*WRITTEN PROBLEM:* Retype the data that follows line by line, exactly, and leave its pictures out.

*DATA LINES:*
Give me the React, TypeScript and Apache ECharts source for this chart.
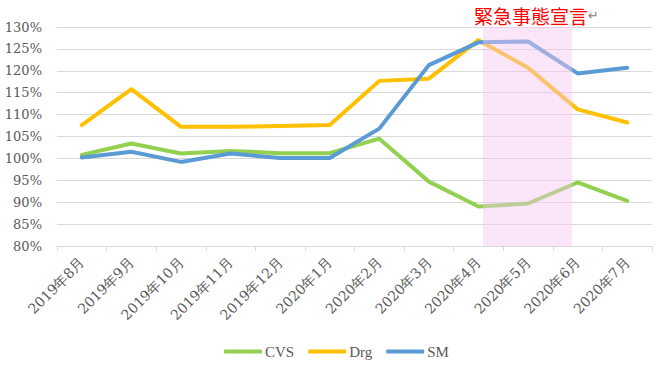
import React, { useEffect, useRef } from "react";
import * as echarts from "echarts";

const categories = [
  "2019年8月", "2019年9月", "2019年10月", "2019年11月", "2019年12月", "2020年1月",
  "2020年2月", "2020年3月", "2020年4月", "2020年5月", "2020年6月", "2020年7月",
];
const cvs = [100.8, 103.4, 101.1, 101.7, 101.2, 101.2, 104.5, 94.7, 89.0, 89.7, 94.5, 90.3];
const drg = [107.6, 115.8, 107.2, 107.2, 107.4, 107.6, 117.7, 118.2, 127.0, 120.7, 111.2, 108.2];
const sm = [100.2, 101.5, 99.2, 101.1, 100.1, 100.1, 106.8, 121.3, 126.5, 126.7, 119.4, 120.7];
const seriesNames = ["CVS", "Drg", "SM"];
const seriesColors = ["#92D050", "#FFC000", "#5B9BD5"];
const bandRange = [8.09, 9.89];
const bandLabel = "緊急事態宣言";

export default function App() {
  const ref = useRef<HTMLDivElement>(null);
  useEffect(() => {
    if (!ref.current) return;
    const chart = echarts.init(ref.current, null, { renderer: "svg" });
    const font = "DejaVu Serif";
    const mk = (i: number, data: number[]) => ({
      name: seriesNames[i],
      type: "line",
      data,
      symbol: "none",
      z: 2,
      lineStyle: { width: 4, color: seriesColors[i], cap: "round", join: "round" },
      itemStyle: { color: seriesColors[i] },
    });
    chart.setOption({
      animation: false,
      title: {
        text: "{r|" + bandLabel + "}{g|↵}",
        left: 474,
        top: 6,
        padding: 0,
        textStyle: {
          fontWeight: "normal",
          rich: {
            r: { color: "#FF0000", fontSize: 19, fontWeight: "normal", fontFamily: "Noto Sans CJK JP" },
            g: { color: "#808080", fontSize: 13, fontWeight: "normal", fontFamily: "DejaVu Sans" },
          },
        },
      },
      grid: { left: 57, right: 7, top: 27, bottom: 130, containLabel: false },
      legend: {
        data: seriesNames.map((n) => ({ name: n, icon: "roundRect" })),
        bottom: 12,
        left: 219,
        itemWidth: 38,
        itemHeight: 4,
        itemGap: 14,
        textStyle: { fontFamily: "Liberation Serif", fontSize: 15, color: "#595959", padding: [0, 0, 0, -2] },
      },
      xAxis: [
        {
          type: "category",
          data: categories,
          boundaryGap: true,
          axisLine: { lineStyle: { color: "#D9D9D9", width: 1 } },
          axisTick: { show: true, length: 5, lineStyle: { color: "#D9D9D9" } },
          axisLabel: {
            rotate: 45,
            interval: 0,
            margin: 14,
            fontFamily: font,
            fontSize: 14,
            color: "#595959",
          },
        },
        { type: "value", min: -0.5, max: 11.5, show: false },
      ],
      yAxis: {
        type: "value",
        min: 80,
        max: 130,
        interval: 5,
        axisLine: { show: false },
        axisTick: { show: false },
        splitLine: { lineStyle: { color: "#D9D9D9", width: 1 } },
        axisLabel: {
          formatter: "{value}%",
          margin: 15,
          fontFamily: font,
          fontSize: 13,
          color: "#595959",
        },
      },
      series: [
        mk(0, cvs),
        mk(1, drg),
        mk(2, sm),
        {
          type: "custom",
          xAxisIndex: 1,
          z: 10,
          silent: true,
          data: [bandRange],
          renderItem: (params: any, api: any) => {
            const p1 = api.coord([api.value(0), 130]);
            const p2 = api.coord([api.value(1), 80]);
            return {
              type: "rect",
              shape: { x: p1[0], y: p1[1], width: p2[0] - p1[0], height: p2[1] - p1[1] },
              style: { fill: "rgba(245,200,240,0.45)" },
            };
          },
        },
      ],
    });
    return () => chart.dispose();
  }, []);
  return <div ref={ref} style={{ width: 659, height: 376, position: "absolute", left: 0, top: 0 }} />;
}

*WORKED SOLUTION:*
Give me the React, TypeScript and Apache ECharts source for this chart.
import React, { useEffect, useRef } from "react";
import * as echarts from "echarts";

const categories = [
  "2019年8月", "2019年9月", "2019年10月", "2019年11月", "2019年12月", "2020年1月",
  "2020年2月", "2020年3月", "2020年4月", "2020年5月", "2020年6月", "2020年7月",
];
const cvs = [100.8, 103.4, 101.1, 101.7, 101.2, 101.2, 104.5, 94.7, 89.0, 89.7, 94.5, 90.3];
const drg = [107.6, 115.8, 107.2, 107.2, 107.4, 107.6, 117.7, 118.2, 127.0, 120.7, 111.2, 108.2];
const sm = [100.2, 101.5, 99.2, 101.1, 100.1, 100.1, 106.8, 121.3, 126.5, 126.7, 119.4, 120.7];
const seriesNames = ["CVS", "Drg", "SM"];
const seriesColors = ["#92D050", "#FFC000", "#5B9BD5"];
const bandRange = [8.09, 9.89];
const bandLabel = "緊急事態宣言";

export default function App() {
  const ref = useRef<HTMLDivElement>(null);
  useEffect(() => {
    if (!ref.current) return;
    const chart = echarts.init(ref.current, null, { renderer: "svg" });
    const font = "DejaVu Serif";
    const mk = (i: number, data: number[]) => ({
      name: seriesNames[i],
      type: "line",
      data,
      symbol: "none",
      z: 2,
      lineStyle: { width: 4, color: seriesColors[i], cap: "round", join: "round" },
      itemStyle: { color: seriesColors[i] },
    });
    chart.setOption({
      animation: false,
      title: {
        text: "{r|" + bandLabel + "}{g|↵}",
        left: 474,
        top: 6,
        padding: 0,
        textStyle: {
          fontWeight: "normal",
          rich: {
            r: { color: "#FF0000", fontSize: 19, fontWeight: "normal", fontFamily: "Noto Sans CJK JP" },
            g: { color: "#808080", fontSize: 13, fontWeight: "normal", fontFamily: "DejaVu Sans" },
          },
        },
      },
      grid: { left: 57, right: 7, top: 27, bottom: 130, containLabel: false },
      legend: {
        data: seriesNames.map((n) => ({ name: n, icon: "roundRect" })),
        bottom: 12,
        left: 219,
        itemWidth: 38,
        itemHeight: 4,
        itemGap: 14,
        textStyle: { fontFamily: "Liberation Serif", fontSize: 15, color: "#595959", padding: [0, 0, 0, -2] },
      },
      xAxis: [
        {
          type: "category",
          data: categories,
          boundaryGap: true,
          axisLine: { lineStyle: { color: "#D9D9D9", width: 1 } },
          axisTick: { show: true, length: 5, lineStyle: { color: "#D9D9D9" } },
          axisLabel: {
            rotate: 45,
            interval: 0,
            margin: 14,
            fontFamily: font,
            fontSize: 14,
            color: "#595959",
          },
        },
        { type: "value", min: -0.5, max: 11.5, show: false },
      ],
      yAxis: {
        type: "value",
        min: 80,
        max: 130,
        interval: 5,
        axisLine: { show: false },
        axisTick: { show: false },
        splitLine: { lineStyle: { color: "#D9D9D9", width: 1 } },
        axisLabel: {
          formatter: "{value}%",
          margin: 15,
          fontFamily: font,
          fontSize: 13,
          color: "#595959",
        },
      },
      series: [
        mk(0, cvs),
        mk(1, drg),
        mk(2, sm),
        {
          type: "custom",
          xAxisIndex: 1,
          z: 10,
          silent: true,
          data: [bandRange],
          renderItem: (params: any, api: any) => {
            const p1 = api.coord([api.value(0), 130]);
            const p2 = api.coord([api.value(1), 80]);
            return {
              type: "rect",
              shape: { x: p1[0], y: p1[1], width: p2[0] - p1[0], height: p2[1] - p1[1] },
              style: { fill: "rgba(245,200,240,0.45)" },
            };
          },
        },
      ],
    });
    return () => chart.dispose();
  }, []);
  return <div ref={ref} style={{ width: 659, height: 376, position: "absolute", left: 0, top: 0 }} />;
}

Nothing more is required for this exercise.